If the South St. Pauls of the world are the logical beneficiaries, though, what about affluent Andover or Prior Lake, both of which receive money? Isn't that Robin Hood in reverse?
In the decades since the law was written, once-comfortable donor suburbs such as Bloomington and Burnsville have grown stressed by aging housing, roads and sewers and new populations of struggling immigrants, while former cornfields in exurban townships and remote suburbs have grown wealthy, at least in terms of their residents' incomes.
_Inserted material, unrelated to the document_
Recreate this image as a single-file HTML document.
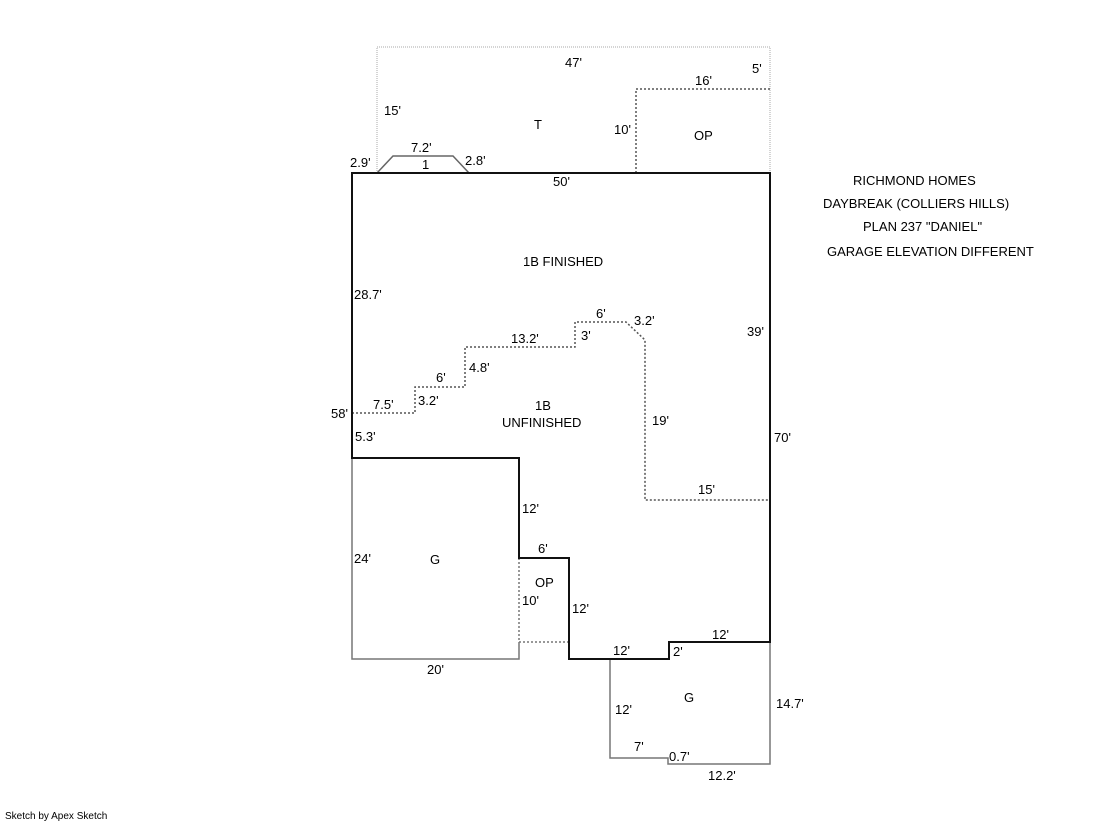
<!DOCTYPE html>
<html><head><style>
body{margin:0;background:#fff}
svg text{font-family:"Liberation Sans",sans-serif;font-size:13px;fill:#000}
</style></head><body>
<svg width="1119" height="821" xmlns="http://www.w3.org/2000/svg">
<g fill="none">
<path d="M377,173 V47 H770 V173" stroke="#aaa" stroke-width="1" stroke-dasharray="1,1"/>
<path d="M636,173 V89 H770" stroke="#555" stroke-width="1.5" stroke-dasharray="2,2"/>
<path d="M377,173 L393,156 H453 L469,173" stroke="#666" stroke-width="1.5"/>
<path d="M352,458 V659 H519 V642" stroke="#777" stroke-width="1.5"/>
<path d="M519,558 V642 H569" stroke="#777" stroke-width="1.5" stroke-dasharray="2,2"/>
<path d="M610,659 V758 H668 V764 H770 V642" stroke="#777" stroke-width="1.5"/>
<path d="M352,413 H415 V387 H465 V347 H575 V322 H626 L645,340 V500 H770" stroke="#555" stroke-width="1.5" stroke-dasharray="2,2"/>
<path d="M352,458 V173 H770 V642 H669 V659 H569 V558 H519 V458 Z" stroke="#111" stroke-width="2"/>
<path d="M352,173 H770" stroke="#111" stroke-width="2" stroke-dasharray="3,1"/>
</g>
<text x="565" y="67">47'</text>
<text x="752" y="73">5'</text>
<text x="695" y="85">16'</text>
<text x="384" y="115">15'</text>
<text x="534" y="129">T</text>
<text x="614" y="134">10'</text>
<text x="694" y="140">OP</text>
<text x="411" y="152">7.2'</text>
<text x="350" y="167">2.9'</text>
<text x="422" y="169">1</text>
<text x="465" y="165">2.8'</text>
<text x="553" y="186">50'</text>
<text x="523" y="266">1B FINISHED</text>
<text x="354" y="299">28.7'</text>
<text x="596" y="318">6'</text>
<text x="634" y="325">3.2'</text>
<text x="747" y="336">39'</text>
<text x="511" y="343">13.2'</text>
<text x="581" y="340">3'</text>
<text x="469" y="372">4.8'</text>
<text x="436" y="382">6'</text>
<text x="373" y="409">7.5'</text>
<text x="418" y="405">3.2'</text>
<text x="535" y="410">1B</text>
<text x="502" y="427">UNFINISHED</text>
<text x="331" y="418">58'</text>
<text x="652" y="425">19'</text>
<text x="355" y="441">5.3'</text>
<text x="774" y="442">70'</text>
<text x="698" y="494">15'</text>
<text x="522" y="513">12'</text>
<text x="538" y="553">6'</text>
<text x="354" y="563">24'</text>
<text x="430" y="564">G</text>
<text x="535" y="587">OP</text>
<text x="522" y="605">10'</text>
<text x="572" y="613">12'</text>
<text x="712" y="639">12'</text>
<text x="613" y="655">12'</text>
<text x="673" y="656">2'</text>
<text x="427" y="674">20'</text>
<text x="684" y="702">G</text>
<text x="776" y="708">14.7'</text>
<text x="615" y="714">12'</text>
<text x="634" y="751">7'</text>
<text x="669" y="761">0.7'</text>
<text x="708" y="780">12.2'</text>
<text x="853" y="185">RICHMOND HOMES</text>
<text x="823" y="208">DAYBREAK (COLLIERS HILLS)</text>
<text x="863" y="231">PLAN 237 "DANIEL"</text>
<text x="827" y="256">GARAGE ELEVATION DIFFERENT</text>
<text x="5" y="819" style="font-size:10px">Sketch by Apex Sketch</text>
</svg>
</body></html>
If fiscal disparities were eliminated, said Andover City Administrator Jim Dickinson, taxes on his city's average homeowner would rise by about $350. Why do they deserve that help?
When situations change
The entire region benefits, he said, as Andover hosts natural gas pipelines that fuel the metro area, protects wetlands that won't be developed and supplies workers to businesses elsewhere. "Granted, we're a winner, but we do contribute to the losers' economy."
Donor cities that have seen major demographic change object. "It's a lot of property value that goes out of here," said Burnsville Council Member Dan Gustafson. "This is not a rich community. ... We can't afford to keep shipping it off."
Economist Reschovsky, who helped develop the legislation as a grad student and testified in its defense when it was challenged in court, acknowledges today that the whole concept only gets things half-right.
"The current act only looks at the size of your tax base," he said, "and ignores the question of need. How much do you need to provide core services? Are you educating low-income people from diverse groups, or are you a homogenous upper middle-class suburb that may not need as much?"
Prior Lake, with its fancy lakeside homes, has been able to keep its tax rates lowest in Scott County while adding major amenities: a splendid city hall, an architecturally upscale fire station, a water treatment plant, lots of new parkland.
Prior Lake, said Bloomington Mayor Gene Winstead, has "a number of homes in that super upper echelon, more than our city does. Yet they're a recipient of this? And to what degree have they done a good job working to attract and get the commercial/industrial base?"
Jack Haugen, mayor during Prior Lake's building program, said fiscal disparities was "not a major piece for us, probably less than 5 percent of our total revenue. It was certainly a piece. But we were also prudent, we saved money, we had low interest rates, we had partnerships and grants."
He was more reticent on the question of the fairness of others subsidizing his city. "We just play by the rules," he said. "We don't make the rules."
With far more recipients than donors, said Edina's Hovland, "I don't think this program is ever going to go away." But money to Andover? "I don't really know if that's helping the region or not. I know it's helping in Andover, but I don't know how they're using it."